> **Records for processing**:
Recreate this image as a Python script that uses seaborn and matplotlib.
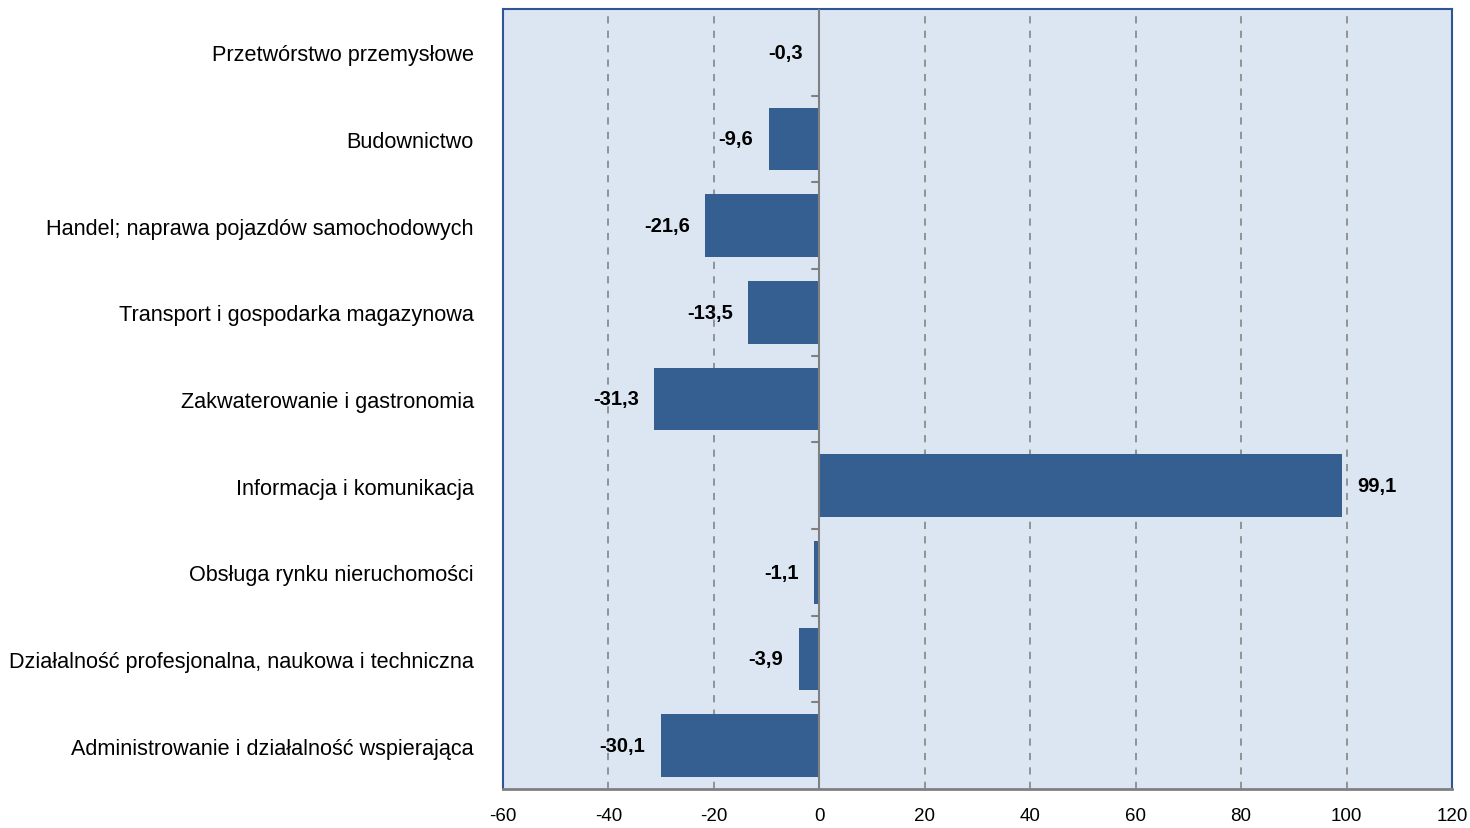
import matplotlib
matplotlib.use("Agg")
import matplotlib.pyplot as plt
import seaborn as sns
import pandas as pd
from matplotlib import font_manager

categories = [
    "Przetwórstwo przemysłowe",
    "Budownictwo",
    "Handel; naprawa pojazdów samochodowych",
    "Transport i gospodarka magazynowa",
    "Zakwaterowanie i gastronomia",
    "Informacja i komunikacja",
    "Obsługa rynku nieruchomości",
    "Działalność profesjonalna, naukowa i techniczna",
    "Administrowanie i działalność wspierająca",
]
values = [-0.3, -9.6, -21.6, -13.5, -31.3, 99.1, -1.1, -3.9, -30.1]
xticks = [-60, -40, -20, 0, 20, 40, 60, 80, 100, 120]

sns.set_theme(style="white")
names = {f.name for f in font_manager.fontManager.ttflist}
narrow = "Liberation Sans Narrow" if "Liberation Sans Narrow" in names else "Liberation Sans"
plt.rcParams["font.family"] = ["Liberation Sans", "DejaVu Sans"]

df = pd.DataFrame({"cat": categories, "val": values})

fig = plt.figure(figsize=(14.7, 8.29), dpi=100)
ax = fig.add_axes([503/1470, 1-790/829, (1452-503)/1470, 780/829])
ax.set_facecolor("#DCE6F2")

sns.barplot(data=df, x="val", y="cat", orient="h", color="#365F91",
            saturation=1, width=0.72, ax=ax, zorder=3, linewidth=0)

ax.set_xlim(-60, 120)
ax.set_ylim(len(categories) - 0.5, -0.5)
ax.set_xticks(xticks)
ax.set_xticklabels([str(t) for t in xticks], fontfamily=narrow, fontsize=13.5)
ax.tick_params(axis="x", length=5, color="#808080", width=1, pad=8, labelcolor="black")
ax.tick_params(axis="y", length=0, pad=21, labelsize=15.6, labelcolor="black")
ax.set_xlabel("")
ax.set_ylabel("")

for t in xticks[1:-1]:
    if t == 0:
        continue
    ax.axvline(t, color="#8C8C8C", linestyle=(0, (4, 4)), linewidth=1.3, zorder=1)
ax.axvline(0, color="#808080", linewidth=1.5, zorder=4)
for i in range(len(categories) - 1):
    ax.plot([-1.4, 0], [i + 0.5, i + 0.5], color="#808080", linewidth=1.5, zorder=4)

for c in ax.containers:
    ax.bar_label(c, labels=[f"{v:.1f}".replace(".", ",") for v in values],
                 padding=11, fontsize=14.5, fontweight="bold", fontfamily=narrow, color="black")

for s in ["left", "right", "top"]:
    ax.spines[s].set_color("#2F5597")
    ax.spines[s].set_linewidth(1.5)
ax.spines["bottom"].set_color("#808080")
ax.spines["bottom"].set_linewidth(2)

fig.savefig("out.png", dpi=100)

...

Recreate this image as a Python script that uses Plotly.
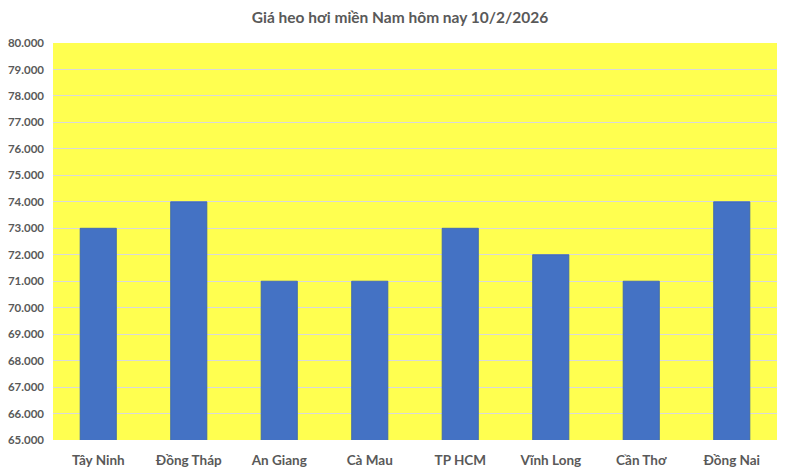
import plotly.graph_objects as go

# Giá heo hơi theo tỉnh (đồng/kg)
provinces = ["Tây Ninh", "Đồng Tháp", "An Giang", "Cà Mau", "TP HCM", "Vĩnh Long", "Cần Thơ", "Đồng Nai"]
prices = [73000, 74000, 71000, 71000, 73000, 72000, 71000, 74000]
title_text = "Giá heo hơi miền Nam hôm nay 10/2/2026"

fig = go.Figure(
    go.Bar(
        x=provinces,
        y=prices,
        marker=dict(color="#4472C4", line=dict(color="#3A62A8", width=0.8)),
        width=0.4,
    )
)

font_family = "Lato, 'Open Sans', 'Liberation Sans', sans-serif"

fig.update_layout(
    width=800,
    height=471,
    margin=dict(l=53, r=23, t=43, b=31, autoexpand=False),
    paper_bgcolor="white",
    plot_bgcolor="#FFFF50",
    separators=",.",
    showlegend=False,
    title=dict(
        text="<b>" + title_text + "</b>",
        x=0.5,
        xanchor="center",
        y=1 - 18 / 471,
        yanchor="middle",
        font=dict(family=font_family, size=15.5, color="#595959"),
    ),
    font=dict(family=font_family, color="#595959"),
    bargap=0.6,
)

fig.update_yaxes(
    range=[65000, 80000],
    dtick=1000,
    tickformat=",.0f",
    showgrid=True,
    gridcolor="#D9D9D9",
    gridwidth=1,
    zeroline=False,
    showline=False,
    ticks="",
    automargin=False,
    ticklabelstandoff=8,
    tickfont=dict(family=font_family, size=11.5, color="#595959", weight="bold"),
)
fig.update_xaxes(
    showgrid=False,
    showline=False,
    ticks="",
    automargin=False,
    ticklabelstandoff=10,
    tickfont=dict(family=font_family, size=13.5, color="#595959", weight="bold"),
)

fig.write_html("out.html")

> **Problem description**: Reproduce, word for word, only the lines in the records above from the line with "Recreate this image as a Python script that uses Plotly." through the line with "import plotly.graph_objects as go", including both ends; omit the pictures.

> **Task result**:
Recreate this image as a Python script that uses Plotly.
import plotly.graph_objects as go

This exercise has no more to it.